A top-rated restaurant on the Kent coast plans to increase in size, adding a wine and coffee bar to its seaside offerings.
Between its inside dining area and outdoor seating, Jetty Broadstairs at the town's Viking Bay can currently serve about 50 people.
But bistro boss Christian Miles hopes to double that capacity by expanding the restaurant into the sheltered area on the harbour.
“The plan is to build a coffee/wine bar and create a little more space for the restaurant as well,” explained Mr Miles, Jetty Broadstairs’ co-owner.
“That should allow us to accommodate another 10 people in the bistro and another 40 or so at the wine bar.
“It’s a big investment so it’s a bit scary, but we’re hoping this will benefit not only us but also the local area by creating more jobs and increasing tourism.”
The proposed £500,000 revamp would also include fitting the eatery with a formal entrance and putting in toilets and baby-changing facilities.
The plan is due to be considered by Thanet District Council at a planning meeting next week, but has so far received a mostly favourable response from Broadstairs residents.
Matthew Steeples says the harbour space in its present state is “of no use to man nor beast” and welcomed the proposed changes.
“As a resident living just up the hill from the Jetty Broadstairs, I wholeheartedly support this proposal,” commented Mr Steeples on the council’s planning website.

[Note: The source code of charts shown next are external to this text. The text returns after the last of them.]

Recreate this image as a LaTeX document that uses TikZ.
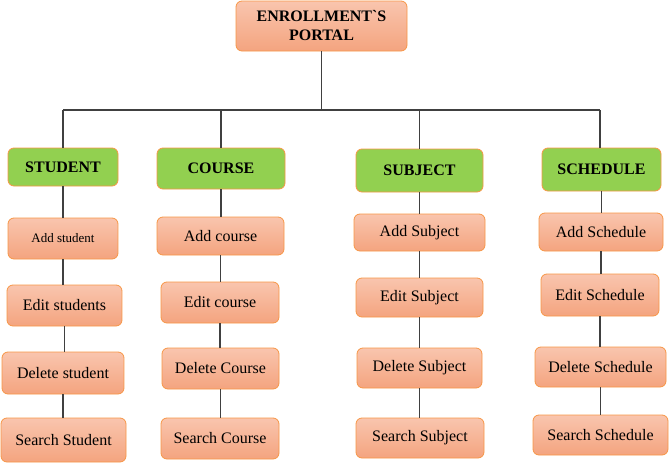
\documentclass[tikz,border=0pt]{standalone}
\usepackage{fontspec}
\setmainfont{Liberation Serif}
\newfontfamily\rawserif{Liberation Serif}
\begin{document}
\begin{tikzpicture}[x=1pt,y=1pt,
  box/.style={draw=boxline, line width=0.8pt, rounded corners=6pt, inner sep=0pt, align=center, text=black},
  sub/.style={box, top color=salmontop, bottom color=salmonbot, font=\fontsize{16}{18}\selectfont},
  head/.style={box, fill=headgreen, font=\bfseries\fontsize{16}{19}\selectfont},
  link/.style={draw=linegray, line width=1.1pt}]
\definecolor{boxline}{HTML}{F79646}
\definecolor{salmontop}{HTML}{F9C5AE}
\definecolor{salmonbot}{HTML}{F4A47F}
\definecolor{headgreen}{HTML}{92D050}
\definecolor{linegray}{HTML}{404040}
\useasboundingbox (0,0) rectangle (670,-463);
% top
\node[sub, font=\rawserif\bfseries\fontsize{16}{19}\selectfont, minimum width=171, minimum height=50] (top) at (321.5,-26) {ENROLLMENT`S\\PORTAL};
% headers
\node[head, minimum width=110, minimum height=38] (student) at (63,-167) {STUDENT};
\node[head, minimum width=128, minimum height=41] (course) at (221,-168.5) {COURSE};
\node[head, minimum width=127, minimum height=43] (subject) at (419.5,-170.5) {SUBJECT};
\node[head, minimum width=119, minimum height=43] (schedule) at (601.5,-169.5) {SCHEDULE};
% student column
\node[sub, font=\fontsize{13}{15}\selectfont, minimum width=110, minimum height=41] (s1) at (63,-238.5) {Add student};
\node[sub, minimum width=115, minimum height=41] (s2) at (64.5,-305.5) {Edit students};
\node[sub, minimum width=122, minimum height=42] (s3) at (63,-373) {Delete student};
\node[sub, minimum width=125, minimum height=44] (s4) at (63.5,-440) {Search Student};
% course column
\node[sub, minimum width=127, minimum height=38] (c1) at (220.5,-236) {Add course};
\node[sub, minimum width=118, minimum height=41] (c2) at (220,-302.5) {Edit course};
\node[sub, minimum width=117, minimum height=41] (c3) at (220.5,-368.5) {Delete Course};
\node[sub, minimum width=118, minimum height=41] (c4) at (220,-438.5) {Search Course};
% subject column
\node[sub, minimum width=131, minimum height=37] (j1) at (419.5,-232.5) {Add Subject};
\node[sub, minimum width=127, minimum height=39] (j2) at (419.5,-297.5) {Edit Subject};
\node[sub, minimum width=125, minimum height=40] (j3) at (419.5,-368) {Delete Subject};
\node[sub, minimum width=128, minimum height=40] (j4) at (420,-438) {Search Subject};
% schedule column
\node[sub, minimum width=124, minimum height=38] (h1) at (601,-232) {Add Schedule};
\node[sub, minimum width=118, minimum height=42] (h2) at (600,-295) {Edit Schedule};
\node[sub, minimum width=131, minimum height=40] (h3) at (600.5,-367) {Delete Schedule};
\node[sub, minimum width=135, minimum height=40] (h4) at (600.5,-435) {Search Schedule};
% bus
\coordinate (bar) at (321,-110);
\coordinate (busL) at (63,-110);
\coordinate (busR) at (600,-110);
\draw[link] (top.south) -- (top.south |- bar);
\draw[link] (busL) -- (busR);
\draw[link] (busL) -- (student.north);
\draw[link] (course.north |- bar) -- (course.north);
\draw[link] (subject.north |- bar) -- (subject.north);
\draw[link] (busR) -- (busR |- schedule.north);
% columns
\foreach \h/\a/\b/\c/\d in {student/s1/s2/s3/s4, course/c1/c2/c3/c4, subject/j1/j2/j3/j4, schedule/h1/h2/h3/h4}{
  \draw[link] (\h.south) -- (\h.south |- \a.north);
  \draw[link] (\a.south) -- (\a.south |- \b.north);
  \draw[link] (\b.south) -- (\b.south |- \c.north);
  \draw[link] (\c.south) -- (\c.south |- \d.north);
}
\end{tikzpicture}
\end{document}
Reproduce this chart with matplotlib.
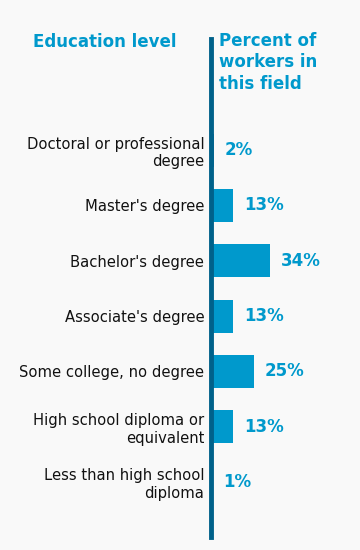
import matplotlib
matplotlib.use("Agg")
import matplotlib.pyplot as plt

categories = ["Doctoral or professional\ndegree", "Master's degree", "Bachelor's degree",
              "Associate's degree", "Some college, no degree",
              "High school diploma or\nequivalent", "Less than high school\ndiploma"]
values = [2, 13, 34, 13, 25, 13, 1]
value_labels = ["2%", "13%", "34%", "13%", "25%", "13%", "1%"]

W, H = 360, 550
BG = "#f9f9f9"
BAR = "#0099cc"
LINE = "#00618a"
TXT = "#0099cc"

fig = plt.figure(figsize=(W / 100, H / 100), dpi=100, facecolor=BG)
x0 = 210.5
px_per = 1.74
xmax = (W - x0) / px_per
ax = fig.add_axes([x0 / W, (H - 536.5) / H, (W - x0) / W, (536.5 - 39.5) / H])
ax.set_facecolor(BG)
ypos = list(range(len(categories)))
ax.barh(ypos, values, height=0.6, color=BAR, left=0)
ax.set_xlim(0, xmax)
ax.set_ylim(6.986, -2.002)
for s in ["top", "right", "bottom"]:
    ax.spines[s].set_visible(False)
ax.spines["left"].set_color(LINE)
ax.spines["left"].set_linewidth(3.5)
ax.set_xticks([])
ax.set_yticks(ypos)
ax.set_yticklabels(categories, fontsize=10.6, color="#111111", linespacing=1.2,
                   ha="right", multialignment="right")
ax.tick_params(axis="y", length=0, pad=4.5)
for y, v, lab in zip(ypos, values, value_labels):
    ax.annotate(lab, (v, y), xytext=(8, 0), textcoords="offset points",
                ha="left", va="center", fontsize=12, fontweight="bold", color=TXT)

fig.text(33 / W, 1 - 42 / H, "Education level", ha="left", va="center",
         fontsize=12, fontweight="bold", color=TXT)
fig.text(219 / W, 1 - 31.5 / H, "Percent of\nworkers in\nthis field", ha="left", va="top",
         fontsize=12, fontweight="bold", color=TXT, linespacing=1.26)

fig.savefig("out.png", dpi=100, facecolor=BG)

“The current derelict, windswept area is not an appealing place to spend time and expanding a popular restaurant into it will benefit both locals and visitors.”
But other residents argue the extension would mean a “loss of public space” and objected to the harbour being “turned over for commercial use”.
“Broadstairs is rightly well known as an attractive, traditional seaside resort", commented an anonymous resident.
“These qualities can easily be eroded by over commercialisation, as represented by this proposal."
However, documents submitted to the council argue the proposed extensions “would not cause harm nor affect the setting of the Broadstairs conservation area”.
Also included in the proposal is the provision of six new benches to be positioned on the harbour for public use.
“It’s an amazing spot and we want to do it justice,” added Mr Miles.
“We’re not taking up every square foot of space on the harbour - we’re taking up a good amount, but we are still making sure there will be space for people to shelter there."
If the plans are approved, construction would begin around October and would likely take four to six weeks of work, during which time the restaurant would be closed.
But once finished, Mr Miles says Jetty Broadstairs would offer a wider selection of wines, beers and “snacky bar food”.
A decision on the plans, which have been recommended for approval by Thanet District Council officers, will be made on Wednesday evening.